Gefälligkeitskommentator ?
Nö.
Ich folge Deinem Lebensalter ja nur ein paar Jährchen hinterher. Da hat man faule Kompromisse, falsche Zeugnisse nicht mehr nötig. Das hast Du einiges früher als ich begriffen. Was motiviert mich denn zu diesen Äusserungen ?
Ganz einfach: Respekt!
Du gibst hier seit vielen Jahren, nebst total fundierten Kenntnissen, auch viel privates über Dich preis. Einiges habe ich, im persönlichen Gespräch mit Dir, zusätzlich erfahren.
Du folgst, trotz allen Imponderabilien, trotzt schmerzhaften Erfahrungen und Enttäuschungen, wie ein Spürhund, getreu Deinem inneren Kompass. Hunde haben bekanntlich ja ein sehr sensibles Gespür und einen 7-ten Sinn.
Deine Leidenschaft für das Wahrhafte dringt aus allen Poren, respektive aus allem Geschriebenen. Da gibt es keine faulen Kompromisse. Dabei verfügst Du über eine gewaltige, schriftliche wie mündlich Ausdruckskraft, die manchem seine eigene Genua unkontrolliert backstehen und flattern lässt.
Wie sagen die Norddeutschen gerne?

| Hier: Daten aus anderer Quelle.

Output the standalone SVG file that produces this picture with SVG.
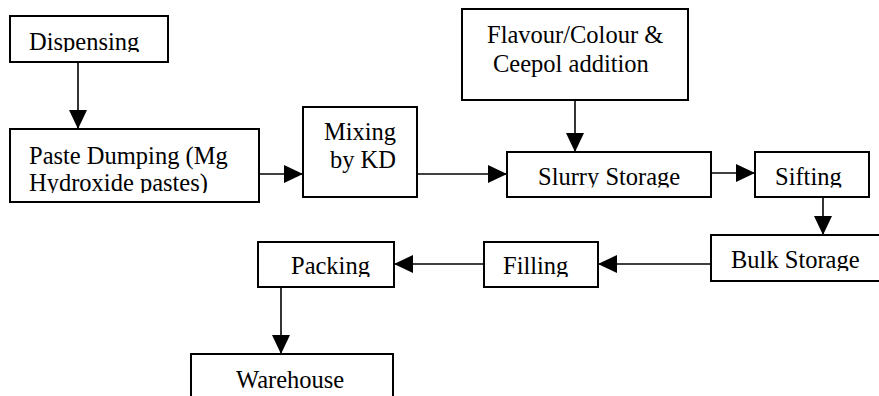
<svg xmlns="http://www.w3.org/2000/svg" width="879" height="396" viewBox="0 0 879 396">
  <style>
    .box { fill: #ffffff; stroke: #000000; stroke-width: 2; }
    .lbl { font-family: "Liberation Serif", "Times New Roman", serif; font-size: 24.5px; fill: #000000; }
    .wire { stroke: #000000; stroke-width: 1.6; fill: none; marker-end: url(#head); }
  </style>
  <defs>
    <marker id="head" markerUnits="userSpaceOnUse" markerWidth="19" markerHeight="18" refX="19" refY="9" orient="auto">
      <path d="M0,0 L19,9 L0,18 Z" fill="#000000"/>
    </marker>
    <!-- text areas of the boxes whose last line is cut short -->
    <clipPath id="cDisp"><rect x="10" y="16" width="158" height="36"/></clipPath>
    <clipPath id="cPaste"><rect x="10" y="129" width="249" height="64"/></clipPath>
    <clipPath id="cSlurry"><rect x="507" y="152" width="204" height="35.5"/></clipPath>
    <clipPath id="cSift"><rect x="755" y="152" width="114" height="35.5"/></clipPath>
    <clipPath id="cBulk"><rect x="711" y="235" width="168" height="36"/></clipPath>
    <clipPath id="cFill"><rect x="484" y="242" width="114" height="35"/></clipPath>
    <clipPath id="cPack"><rect x="258" y="242" width="136" height="35"/></clipPath>
  </defs>

  <g id="connectors">
    <line class="wire" x1="78" y1="62" x2="78" y2="129"/>
    <line class="wire" x1="259" y1="174" x2="303" y2="174"/>
    <line class="wire" x1="417" y1="174" x2="507" y2="174"/>
    <line class="wire" x1="575" y1="100" x2="575" y2="152"/>
    <line class="wire" x1="711" y1="173" x2="755" y2="173"/>
    <line class="wire" x1="823" y1="197" x2="823" y2="235"/>
    <line class="wire" x1="711" y1="264" x2="598" y2="264"/>
    <line class="wire" x1="484" y1="264" x2="394" y2="264"/>
    <line class="wire" x1="281" y1="287" x2="281" y2="354"/>
  </g>

  <g id="dispensing">
    <rect class="box" x="10" y="16" width="158" height="46"/>
    <text class="lbl" x="29" y="50" clip-path="url(#cDisp)">Dispensing</text>
  </g>

  <g id="paste-dumping">
    <rect class="box" x="10" y="129" width="249" height="73"/>
    <g clip-path="url(#cPaste)">
      <text class="lbl" x="29" y="164">Paste Dumping (Mg</text>
      <text class="lbl" x="29" y="191">Hydroxide pastes)</text>
    </g>
  </g>

  <g id="mixing">
    <rect class="box" x="303" y="107" width="114" height="90"/>
    <text class="lbl" x="360" y="140" text-anchor="middle">Mixing</text>
    <text class="lbl" x="363" y="168" text-anchor="middle">by KD</text>
  </g>

  <g id="flavour">
    <rect class="box" x="462" y="9" width="226" height="91"/>
    <text class="lbl" x="487" y="43">Flavour/Colour &amp;</text>
    <text class="lbl" x="493" y="72">Ceepol addition</text>
  </g>

  <g id="slurry-storage">
    <rect class="box" x="507" y="152" width="204" height="45"/>
    <text class="lbl" x="538" y="185" clip-path="url(#cSlurry)">Slurry Storage</text>
  </g>

  <g id="sifting">
    <rect class="box" x="755" y="152" width="114" height="45"/>
    <text class="lbl" x="775" y="185" clip-path="url(#cSift)">Sifting</text>
  </g>

  <g id="bulk-storage">
    <rect class="box" x="711" y="235" width="170" height="46"/>
    <text class="lbl" x="731" y="268" clip-path="url(#cBulk)">Bulk Storage</text>
  </g>

  <g id="filling">
    <rect class="box" x="484" y="242" width="114" height="45"/>
    <text class="lbl" x="503" y="274" clip-path="url(#cFill)">Filling</text>
  </g>

  <g id="packing">
    <rect class="box" x="258" y="242" width="136" height="45"/>
    <text class="lbl" x="291" y="274" clip-path="url(#cPack)">Packing</text>
  </g>

  <g id="warehouse">
    <rect class="box" x="191" y="354" width="202" height="50"/>
    <text class="lbl" x="236" y="388">Warehouse</text>
  </g>
</svg>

Hart und präzise auf die Kante genäht.
So bist Du und Deine Co-Skipperin an Deiner Seite, die auch gerne mal das Ruder Dir aus der Hand nimmt, das ist die perfekte Ergänzung. So ist die Symbiose zwischen zwei Menschen geglückt. So sollte es eigentlich sein.
Aber der Egoismus, der sklavische Drang sich selbst wichtiger zu nehmen als sein persönliches Umfeld, seine berufliche Berufung steht dem zu oft im Wege. Da bist Du einfach ein Glückspilz (offensichtlich Deiner mütterlichen Gene geschuldet).
Aber das Glück ist kein Generalanspruch, das muss man sich hart erarbeiten, mit Schmerzen, Niederlagen, aber auch mit dem Hochgefühl seinem gewählten Kurs treu geblieben zu sein.
Etwas, das sich auch in diesem Artikel klar widerspiegelt.
Das musste von mir einfach mal gesagt werden. Eben, dem Respekt wegen!
Beste Grüsse aus dem Nordatlantik.
Moin Herr Foerthmann,
Bei den unterschiedlichen Vertues auf den Bildern sehe ich teils WP Pacific, teils WP Pacific light verbaut. Nun ist die Vertue ja ein 25-Fuß-Boot und zudem ein kursstabiler Langkieler, was für Pacific light spräche. Andererseits als GFK-Vertue 2 fast 4,5t schwer, was eher für die ‚große Pacific‘ spricht.
Bei der diesjährigen Jester Azores Challenge hatten wir übrigens eine Vertue 2 dabei mit WP Pacific, der wegen des geringeren Gewichts etwas neidisch auf die Pacific light an meiner Allegro 27 schaute.